Material for this task:
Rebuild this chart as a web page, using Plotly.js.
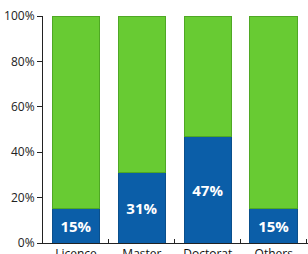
<!DOCTYPE html>
<html><head><meta charset="utf-8">
<script src="https://cdn.plot.ly/plotly-3.0.1.min.js"></script>
<style>html,body{margin:0;padding:0;overflow:hidden;background:#fff}</style>
</head><body><div id="c" style="width:308px;height:254px"></div>
<script>
var categories = ["Licence", "Master", "Doctorat", "Others"];
var bluePct = [15, 31, 47, 15];
var greenPct = [85, 69, 53, 85];
var labels = ["15%", "31%", "47%", "15%"];

var traces = [
  {type:'bar', x:categories, y:bluePct, text:labels, textposition:'inside',
   insidetextanchor:'middle', textangle:0,
   textfont:{family:'Open Sans', size:15, color:'#ffffff', weight:'bold'},
   marker:{color:'#0b5ea8', line:{color:'#0a4f8c', width:1}}, hoverinfo:'none'},
  {type:'bar', x:categories, y:greenPct, hoverinfo:'none',
   marker:{color:'#68cb33', line:{color:'#4fa824', width:1}}}
];
var layout = {
  width:308, height:254, barmode:'stack', bargap:0.28, showlegend:false,
  margin:{l:43, r:0, t:16, b:11},
  paper_bgcolor:'#fff', plot_bgcolor:'#fff',
  font:{family:'Open Sans', color:'#222'},
  xaxis:{type:'category', range:[-0.5,3.52], showline:true, linecolor:'#222', linewidth:1,
         ticks:'inside', tickson:'boundaries', ticklen:4, tickcolor:'#222',
         tickfont:{size:12, color:'#111'}, showgrid:false, zeroline:false, automargin:false},
  yaxis:{range:[0,100], tickvals:[0,20,40,60,80,100], ticktext:['0%','20%','40%','60%','80%','100%'],
         showline:true, linecolor:'#222', linewidth:1, ticks:'outside', ticklen:5, tickcolor:'#222',
         tickfont:{size:12, color:'#222'}, showgrid:false, zeroline:false, automargin:false}
};
Plotly.newPlot('c', traces, layout, {staticPlot:true, displayModeBar:false});
</script></body></html>
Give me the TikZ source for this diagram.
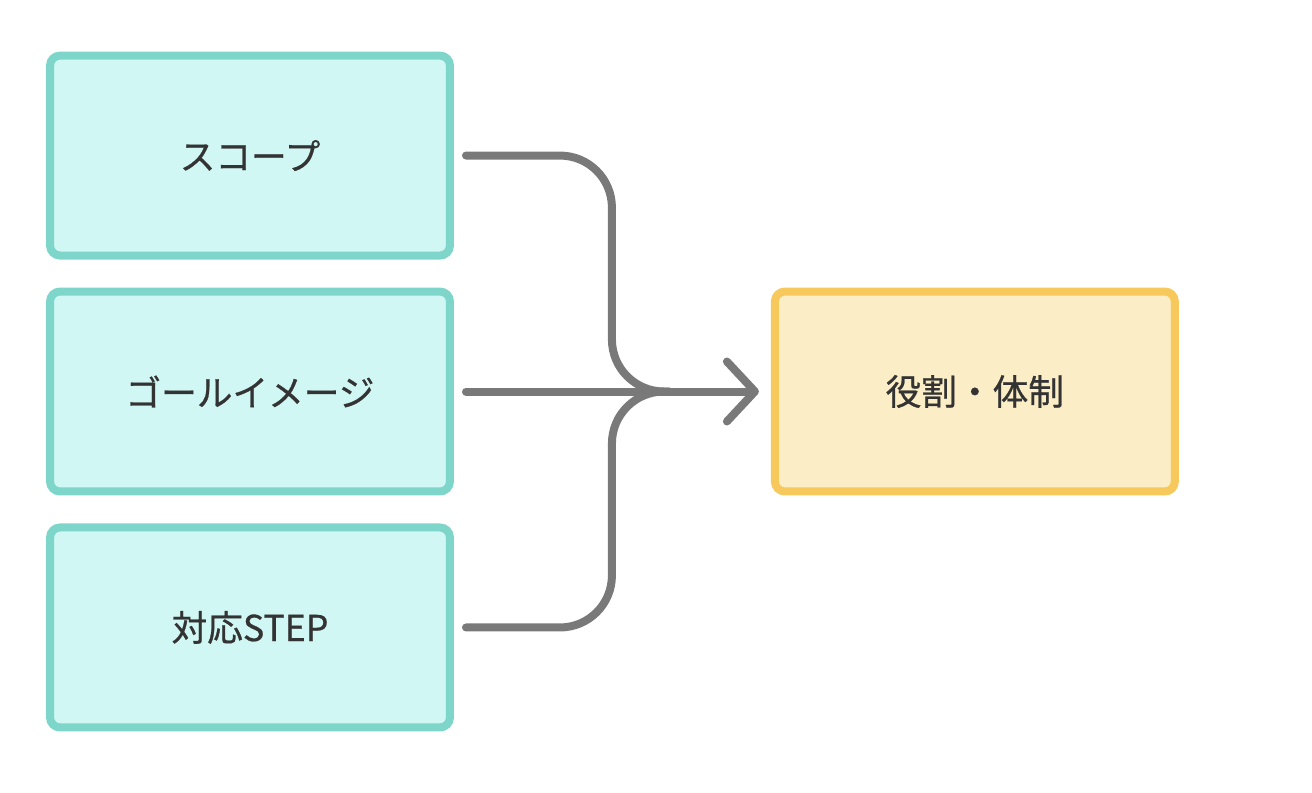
\documentclass[tikz,border=0pt]{standalone}
\usepackage{fontspec}
\setmainfont{Noto Sans CJK JP}[FakeBold=0.7]
\usepackage{tikz}
\usetikzlibrary{positioning,arrows.meta}
\definecolor{tealline}{HTML}{7ED6CB}
\definecolor{tealfill}{HTML}{D0F7F3}
\definecolor{goldline}{HTML}{F7C95C}
\definecolor{goldfill}{HTML}{FBEDC5}
\definecolor{flowgray}{HTML}{797979}
\definecolor{textdark}{HTML}{333333}

\begin{document}
\begin{tikzpicture}[
  x=0.02cm, y=-0.02cm,
  font=\fontsize{20.3}{24}\selectfont,
  % --- estilos de los nodos ---
  source/.style={
    rectangle,
    draw=tealline,
    fill=tealfill,
    line width=0.16cm,
    rounded corners=0.2cm,
    text=textdark,
    minimum width=8cm,
    minimum height=4cm
  },
  target/.style={
    source,
    draw=goldline,
    fill=goldfill
  },
  flow/.style={
    line width=0.16cm,
    draw=flowgray,
    line cap=round,
    line join=round
  },
  tip/.style={
    -{Straight Barb[length=0.56cm, width=1.2cm, round]}
  }
]

\useasboundingbox (0,0) rectangle (1312,792);

% ---- entradas ----
\node[source] (goal) at (250,391.5) {ゴールイメージ};
\node[source, above=0.56cm of goal] (scope) {スコープ};
\node[source, below=0.56cm of goal] (step) {対応STEP};

% ---- resultado ----
\node[target, right=6.34cm of goal] (role) {役割・体制};

% ---- conexiones ----
\draw[flow, rounded corners=1.04cm] ([xshift=0.24cm]scope.east) -| ([xshift=3.16cm]goal.east) -- ([xshift=4.3cm]goal.east);
\draw[flow, rounded corners=1.04cm] ([xshift=0.24cm]step.east) -| ([xshift=3.16cm]goal.east) -- ([xshift=4.3cm]goal.east);
\draw[flow, tip] ([xshift=0.24cm]goal.east) -- ([xshift=-0.24cm]role.west);

\end{tikzpicture}
\end{document}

Aim: Working from the lines above, reproduce the material exactly and exclude its pictures.

Task answer:
Rebuild this chart as a web page, using Plotly.js.
<!DOCTYPE html>
<html><head><meta charset="utf-8">
<script src="https://cdn.plot.ly/plotly-3.0.1.min.js"></script>
<style>html,body{margin:0;padding:0;overflow:hidden;background:#fff}</style>
</head><body><div id="c" style="width:308px;height:254px"></div>
<script>
var categories = ["Licence", "Master", "Doctorat", "Others"];
var bluePct = [15, 31, 47, 15];
var greenPct = [85, 69, 53, 85];
var labels = ["15%", "31%", "47%", "15%"];

var traces = [
  {type:'bar', x:categories, y:bluePct, text:labels, textposition:'inside',
   insidetextanchor:'middle', textangle:0,
   textfont:{family:'Open Sans', size:15, color:'#ffffff', weight:'bold'},
   marker:{color:'#0b5ea8', line:{color:'#0a4f8c', width:1}}, hoverinfo:'none'},
  {type:'bar', x:categories, y:greenPct, hoverinfo:'none',
   marker:{color:'#68cb33', line:{color:'#4fa824', width:1}}}
];
var layout = {
  width:308, height:254, barmode:'stack', bargap:0.28, showlegend:false,
  margin:{l:43, r:0, t:16, b:11},
  paper_bgcolor:'#fff', plot_bgcolor:'#fff',
  font:{family:'Open Sans', color:'#222'},
  xaxis:{type:'category', range:[-0.5,3.52], showline:true, linecolor:'#222', linewidth:1,
         ticks:'inside', tickson:'boundaries', ticklen:4, tickcolor:'#222',
         tickfont:{size:12, color:'#111'}, showgrid:false, zeroline:false, automargin:false},
  yaxis:{range:[0,100], tickvals:[0,20,40,60,80,100], ticktext:['0%','20%','40%','60%','80%','100%'],
         showline:true, linecolor:'#222', linewidth:1, ticks:'outside', ticklen:5, tickcolor:'#222',
         tickfont:{size:12, color:'#222'}, showgrid:false, zeroline:false, automargin:false}
};
Plotly.newPlot('c', traces, layout, {staticPlot:true, displayModeBar:false});
</script></body></html>
Give me the TikZ source for this diagram.
\documentclass[tikz,border=0pt]{standalone}
\usepackage{fontspec}
\setmainfont{Noto Sans CJK JP}[FakeBold=0.7]
\usepackage{tikz}
\usetikzlibrary{positioning,arrows.meta}
\definecolor{tealline}{HTML}{7ED6CB}
\definecolor{tealfill}{HTML}{D0F7F3}
\definecolor{goldline}{HTML}{F7C95C}
\definecolor{goldfill}{HTML}{FBEDC5}
\definecolor{flowgray}{HTML}{797979}
\definecolor{textdark}{HTML}{333333}

\begin{document}
\begin{tikzpicture}[
  x=0.02cm, y=-0.02cm,
  font=\fontsize{20.3}{24}\selectfont,
  % --- estilos de los nodos ---
  source/.style={
    rectangle,
    draw=tealline,
    fill=tealfill,
    line width=0.16cm,
    rounded corners=0.2cm,
    text=textdark,
    minimum width=8cm,
    minimum height=4cm
  },
  target/.style={
    source,
    draw=goldline,
    fill=goldfill
  },
  flow/.style={
    line width=0.16cm,
    draw=flowgray,
    line cap=round,
    line join=round
  },
  tip/.style={
    -{Straight Barb[length=0.56cm, width=1.2cm, round]}
  }
]

\useasboundingbox (0,0) rectangle (1312,792);

% ---- entradas ----
\node[source] (goal) at (250,391.5) {ゴールイメージ};
\node[source, above=0.56cm of goal] (scope) {スコープ};
\node[source, below=0.56cm of goal] (step) {対応STEP};

% ---- resultado ----
\node[target, right=6.34cm of goal] (role) {役割・体制};

% ---- conexiones ----
\draw[flow, rounded corners=1.04cm] ([xshift=0.24cm]scope.east) -| ([xshift=3.16cm]goal.east) -- ([xshift=4.3cm]goal.east);
\draw[flow, rounded corners=1.04cm] ([xshift=0.24cm]step.east) -| ([xshift=3.16cm]goal.east) -- ([xshift=4.3cm]goal.east);
\draw[flow, tip] ([xshift=0.24cm]goal.east) -- ([xshift=-0.24cm]role.west);

\end{tikzpicture}
\end{document}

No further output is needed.